* **Description of the task**: Within the material below, find each line bearing the word "this" and present it.

==========

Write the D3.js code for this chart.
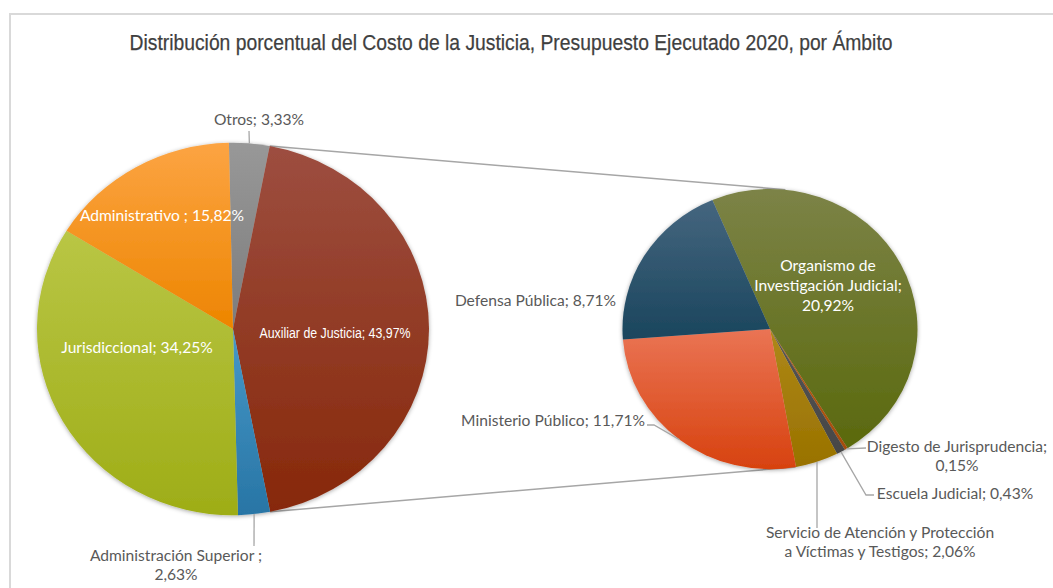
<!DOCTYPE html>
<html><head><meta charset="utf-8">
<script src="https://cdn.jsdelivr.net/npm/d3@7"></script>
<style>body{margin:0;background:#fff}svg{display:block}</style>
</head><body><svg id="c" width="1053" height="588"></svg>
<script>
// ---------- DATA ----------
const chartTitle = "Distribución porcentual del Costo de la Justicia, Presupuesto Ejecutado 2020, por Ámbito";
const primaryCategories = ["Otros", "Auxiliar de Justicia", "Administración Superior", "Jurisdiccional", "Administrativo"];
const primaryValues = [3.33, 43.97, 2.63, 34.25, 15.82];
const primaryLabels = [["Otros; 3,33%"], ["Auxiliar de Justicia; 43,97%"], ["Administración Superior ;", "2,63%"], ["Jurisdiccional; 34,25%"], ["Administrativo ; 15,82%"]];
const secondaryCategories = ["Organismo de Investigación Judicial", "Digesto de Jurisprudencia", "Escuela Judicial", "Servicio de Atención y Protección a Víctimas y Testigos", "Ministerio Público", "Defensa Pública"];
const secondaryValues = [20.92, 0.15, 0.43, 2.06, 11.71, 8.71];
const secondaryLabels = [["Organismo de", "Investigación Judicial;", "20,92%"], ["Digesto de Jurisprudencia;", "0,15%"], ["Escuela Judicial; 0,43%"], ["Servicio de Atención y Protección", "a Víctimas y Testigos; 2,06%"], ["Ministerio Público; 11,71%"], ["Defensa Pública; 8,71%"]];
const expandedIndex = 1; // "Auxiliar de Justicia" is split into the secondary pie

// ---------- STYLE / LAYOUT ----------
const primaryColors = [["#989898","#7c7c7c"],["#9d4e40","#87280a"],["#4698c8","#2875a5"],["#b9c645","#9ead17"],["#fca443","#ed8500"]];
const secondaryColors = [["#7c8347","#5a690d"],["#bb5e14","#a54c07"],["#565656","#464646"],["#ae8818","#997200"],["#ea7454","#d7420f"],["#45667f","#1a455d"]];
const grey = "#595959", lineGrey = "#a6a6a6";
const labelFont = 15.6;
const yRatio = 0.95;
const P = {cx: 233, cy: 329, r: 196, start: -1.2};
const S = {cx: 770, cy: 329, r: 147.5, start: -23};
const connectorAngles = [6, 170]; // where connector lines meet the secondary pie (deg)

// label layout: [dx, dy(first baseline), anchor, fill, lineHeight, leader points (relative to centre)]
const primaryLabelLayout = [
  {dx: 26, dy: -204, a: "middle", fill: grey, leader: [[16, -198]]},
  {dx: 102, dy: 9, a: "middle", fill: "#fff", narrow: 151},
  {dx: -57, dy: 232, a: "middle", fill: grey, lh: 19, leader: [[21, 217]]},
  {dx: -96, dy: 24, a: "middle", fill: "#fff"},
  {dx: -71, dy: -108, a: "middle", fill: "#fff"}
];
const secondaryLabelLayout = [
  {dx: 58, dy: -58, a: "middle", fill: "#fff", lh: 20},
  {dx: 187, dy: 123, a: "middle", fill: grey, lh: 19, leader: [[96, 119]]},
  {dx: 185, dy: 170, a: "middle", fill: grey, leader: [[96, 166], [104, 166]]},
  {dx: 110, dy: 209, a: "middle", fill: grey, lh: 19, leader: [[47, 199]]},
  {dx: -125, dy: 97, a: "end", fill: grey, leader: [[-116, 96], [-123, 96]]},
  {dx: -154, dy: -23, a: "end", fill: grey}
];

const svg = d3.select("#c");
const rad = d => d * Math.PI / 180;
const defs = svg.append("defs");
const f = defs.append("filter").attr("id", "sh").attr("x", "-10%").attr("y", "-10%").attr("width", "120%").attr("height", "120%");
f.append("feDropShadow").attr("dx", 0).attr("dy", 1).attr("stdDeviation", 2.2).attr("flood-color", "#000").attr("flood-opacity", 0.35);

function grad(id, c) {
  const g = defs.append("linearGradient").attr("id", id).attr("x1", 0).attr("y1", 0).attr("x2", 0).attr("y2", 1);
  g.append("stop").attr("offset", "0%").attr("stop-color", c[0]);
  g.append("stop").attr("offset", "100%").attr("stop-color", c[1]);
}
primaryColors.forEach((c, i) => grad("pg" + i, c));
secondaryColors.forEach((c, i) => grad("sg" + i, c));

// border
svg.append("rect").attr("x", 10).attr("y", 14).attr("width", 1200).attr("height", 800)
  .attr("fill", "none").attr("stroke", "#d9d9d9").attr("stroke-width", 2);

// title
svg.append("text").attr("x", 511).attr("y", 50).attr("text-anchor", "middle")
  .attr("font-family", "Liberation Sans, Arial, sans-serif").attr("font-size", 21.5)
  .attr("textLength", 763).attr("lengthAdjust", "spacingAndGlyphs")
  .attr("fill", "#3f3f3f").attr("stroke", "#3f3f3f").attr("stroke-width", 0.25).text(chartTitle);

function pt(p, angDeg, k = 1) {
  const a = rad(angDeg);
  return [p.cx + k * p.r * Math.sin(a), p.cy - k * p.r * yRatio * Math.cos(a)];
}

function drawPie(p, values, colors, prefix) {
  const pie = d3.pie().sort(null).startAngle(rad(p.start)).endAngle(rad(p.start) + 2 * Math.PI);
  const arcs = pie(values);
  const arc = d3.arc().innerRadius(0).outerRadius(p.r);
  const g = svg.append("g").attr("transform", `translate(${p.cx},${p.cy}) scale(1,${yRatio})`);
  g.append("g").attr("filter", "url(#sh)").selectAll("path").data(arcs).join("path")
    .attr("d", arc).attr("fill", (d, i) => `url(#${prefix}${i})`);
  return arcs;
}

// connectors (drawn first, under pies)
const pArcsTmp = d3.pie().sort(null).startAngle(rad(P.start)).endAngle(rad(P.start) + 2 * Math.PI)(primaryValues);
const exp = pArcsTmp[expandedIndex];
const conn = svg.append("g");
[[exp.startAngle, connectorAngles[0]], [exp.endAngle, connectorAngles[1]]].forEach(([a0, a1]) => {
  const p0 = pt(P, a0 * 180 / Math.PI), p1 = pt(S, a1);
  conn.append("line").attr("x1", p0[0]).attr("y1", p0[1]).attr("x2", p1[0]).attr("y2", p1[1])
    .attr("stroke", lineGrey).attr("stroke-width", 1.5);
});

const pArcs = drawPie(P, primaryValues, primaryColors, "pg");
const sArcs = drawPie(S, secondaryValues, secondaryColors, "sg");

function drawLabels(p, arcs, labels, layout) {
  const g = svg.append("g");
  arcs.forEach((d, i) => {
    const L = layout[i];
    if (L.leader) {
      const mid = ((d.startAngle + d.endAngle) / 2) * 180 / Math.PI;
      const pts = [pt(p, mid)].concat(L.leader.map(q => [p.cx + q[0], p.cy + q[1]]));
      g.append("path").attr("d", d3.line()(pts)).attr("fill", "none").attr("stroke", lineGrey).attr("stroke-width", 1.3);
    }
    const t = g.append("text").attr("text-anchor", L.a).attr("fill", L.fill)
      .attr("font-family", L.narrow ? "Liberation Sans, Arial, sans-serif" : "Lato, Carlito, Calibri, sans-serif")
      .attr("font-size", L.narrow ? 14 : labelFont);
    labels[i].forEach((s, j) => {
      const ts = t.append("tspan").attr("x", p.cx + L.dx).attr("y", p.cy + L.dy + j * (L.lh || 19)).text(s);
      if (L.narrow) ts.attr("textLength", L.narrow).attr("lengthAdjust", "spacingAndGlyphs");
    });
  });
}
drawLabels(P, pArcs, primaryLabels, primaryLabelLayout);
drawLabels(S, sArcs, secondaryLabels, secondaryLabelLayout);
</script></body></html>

==========

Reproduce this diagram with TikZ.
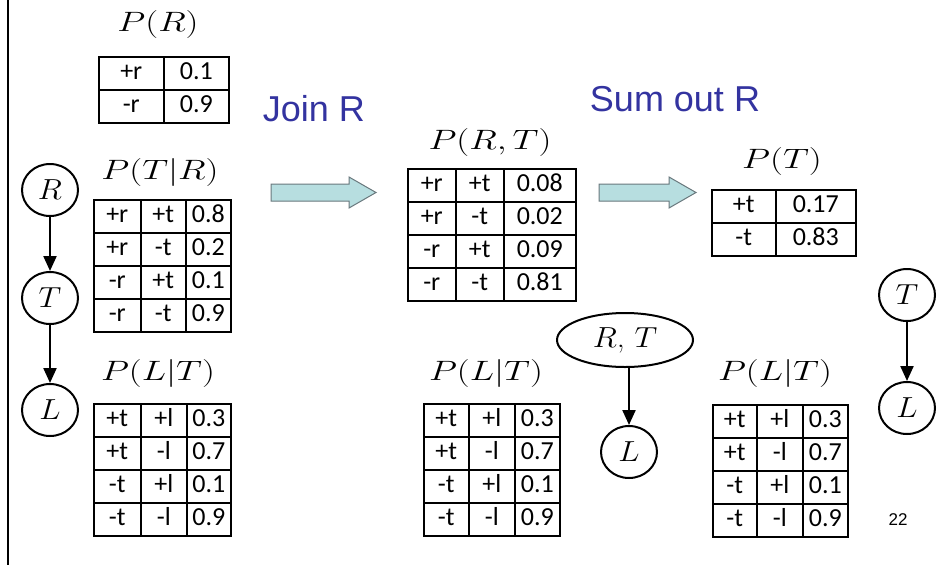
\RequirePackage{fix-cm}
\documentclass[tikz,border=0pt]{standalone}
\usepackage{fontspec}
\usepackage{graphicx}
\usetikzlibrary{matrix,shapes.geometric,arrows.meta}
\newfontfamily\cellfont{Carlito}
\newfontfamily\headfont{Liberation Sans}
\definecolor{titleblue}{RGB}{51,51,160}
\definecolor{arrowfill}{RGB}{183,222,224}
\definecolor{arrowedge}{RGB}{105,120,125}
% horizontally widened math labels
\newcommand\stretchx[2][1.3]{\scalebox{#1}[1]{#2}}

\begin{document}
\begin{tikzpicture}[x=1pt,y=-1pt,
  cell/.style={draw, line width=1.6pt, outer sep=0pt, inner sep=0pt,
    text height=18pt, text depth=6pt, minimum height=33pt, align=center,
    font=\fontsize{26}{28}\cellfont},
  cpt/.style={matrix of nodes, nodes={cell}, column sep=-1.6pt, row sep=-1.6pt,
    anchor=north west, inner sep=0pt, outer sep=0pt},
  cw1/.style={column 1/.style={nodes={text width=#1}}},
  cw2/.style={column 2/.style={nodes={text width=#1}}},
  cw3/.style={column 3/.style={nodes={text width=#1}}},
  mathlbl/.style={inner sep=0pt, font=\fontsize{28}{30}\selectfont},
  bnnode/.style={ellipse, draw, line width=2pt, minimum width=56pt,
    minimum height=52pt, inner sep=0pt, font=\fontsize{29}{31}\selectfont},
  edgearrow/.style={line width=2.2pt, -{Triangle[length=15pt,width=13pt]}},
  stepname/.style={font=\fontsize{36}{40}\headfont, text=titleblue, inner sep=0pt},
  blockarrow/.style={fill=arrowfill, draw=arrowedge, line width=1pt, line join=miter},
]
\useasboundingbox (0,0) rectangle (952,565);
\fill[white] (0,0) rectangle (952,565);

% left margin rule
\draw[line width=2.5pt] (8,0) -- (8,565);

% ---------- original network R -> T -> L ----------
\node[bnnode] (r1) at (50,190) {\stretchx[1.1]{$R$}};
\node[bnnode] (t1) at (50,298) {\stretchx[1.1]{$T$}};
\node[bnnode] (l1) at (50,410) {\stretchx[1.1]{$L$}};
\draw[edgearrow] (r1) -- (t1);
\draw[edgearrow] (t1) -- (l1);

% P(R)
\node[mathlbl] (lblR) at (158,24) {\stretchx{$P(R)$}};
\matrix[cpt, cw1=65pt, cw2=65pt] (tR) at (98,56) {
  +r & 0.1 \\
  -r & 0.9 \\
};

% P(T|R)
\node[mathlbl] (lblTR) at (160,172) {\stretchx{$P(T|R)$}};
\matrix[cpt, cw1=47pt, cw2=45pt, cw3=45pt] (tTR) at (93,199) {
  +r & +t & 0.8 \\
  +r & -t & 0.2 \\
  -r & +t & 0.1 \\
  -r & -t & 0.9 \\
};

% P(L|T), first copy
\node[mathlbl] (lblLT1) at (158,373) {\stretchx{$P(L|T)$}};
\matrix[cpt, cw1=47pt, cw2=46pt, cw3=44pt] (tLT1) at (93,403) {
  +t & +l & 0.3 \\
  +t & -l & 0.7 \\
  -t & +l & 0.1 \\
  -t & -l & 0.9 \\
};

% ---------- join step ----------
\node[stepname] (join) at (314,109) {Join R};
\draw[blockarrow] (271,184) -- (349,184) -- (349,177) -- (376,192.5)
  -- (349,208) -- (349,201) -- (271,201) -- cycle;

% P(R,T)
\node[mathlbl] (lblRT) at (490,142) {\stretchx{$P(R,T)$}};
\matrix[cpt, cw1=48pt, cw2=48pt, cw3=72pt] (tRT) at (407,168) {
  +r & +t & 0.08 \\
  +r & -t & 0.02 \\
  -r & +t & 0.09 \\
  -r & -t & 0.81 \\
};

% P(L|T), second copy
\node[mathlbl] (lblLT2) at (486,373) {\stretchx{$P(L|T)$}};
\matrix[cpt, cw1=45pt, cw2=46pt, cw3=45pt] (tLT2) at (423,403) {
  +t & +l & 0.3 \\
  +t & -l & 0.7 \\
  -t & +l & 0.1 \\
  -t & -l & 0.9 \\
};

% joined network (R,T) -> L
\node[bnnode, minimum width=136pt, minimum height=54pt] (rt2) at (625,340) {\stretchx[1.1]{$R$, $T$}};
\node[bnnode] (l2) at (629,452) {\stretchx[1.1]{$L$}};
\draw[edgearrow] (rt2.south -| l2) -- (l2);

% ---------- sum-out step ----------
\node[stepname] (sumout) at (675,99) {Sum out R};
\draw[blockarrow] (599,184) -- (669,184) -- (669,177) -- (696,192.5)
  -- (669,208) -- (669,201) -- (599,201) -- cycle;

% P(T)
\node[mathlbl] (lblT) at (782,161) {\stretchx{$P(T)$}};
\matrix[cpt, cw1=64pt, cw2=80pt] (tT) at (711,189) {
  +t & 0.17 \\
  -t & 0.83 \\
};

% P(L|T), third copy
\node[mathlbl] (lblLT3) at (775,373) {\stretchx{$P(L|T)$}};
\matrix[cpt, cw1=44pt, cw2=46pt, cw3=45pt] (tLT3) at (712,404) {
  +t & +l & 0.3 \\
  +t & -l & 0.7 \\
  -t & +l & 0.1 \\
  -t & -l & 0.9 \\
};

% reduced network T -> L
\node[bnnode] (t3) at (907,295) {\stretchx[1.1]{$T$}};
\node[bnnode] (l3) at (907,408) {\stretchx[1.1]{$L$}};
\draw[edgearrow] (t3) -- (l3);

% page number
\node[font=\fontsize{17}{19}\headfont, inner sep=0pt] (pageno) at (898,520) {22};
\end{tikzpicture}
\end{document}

==========

* **The solution**:
Write the D3.js code for this chart.
Reproduce this diagram with TikZ.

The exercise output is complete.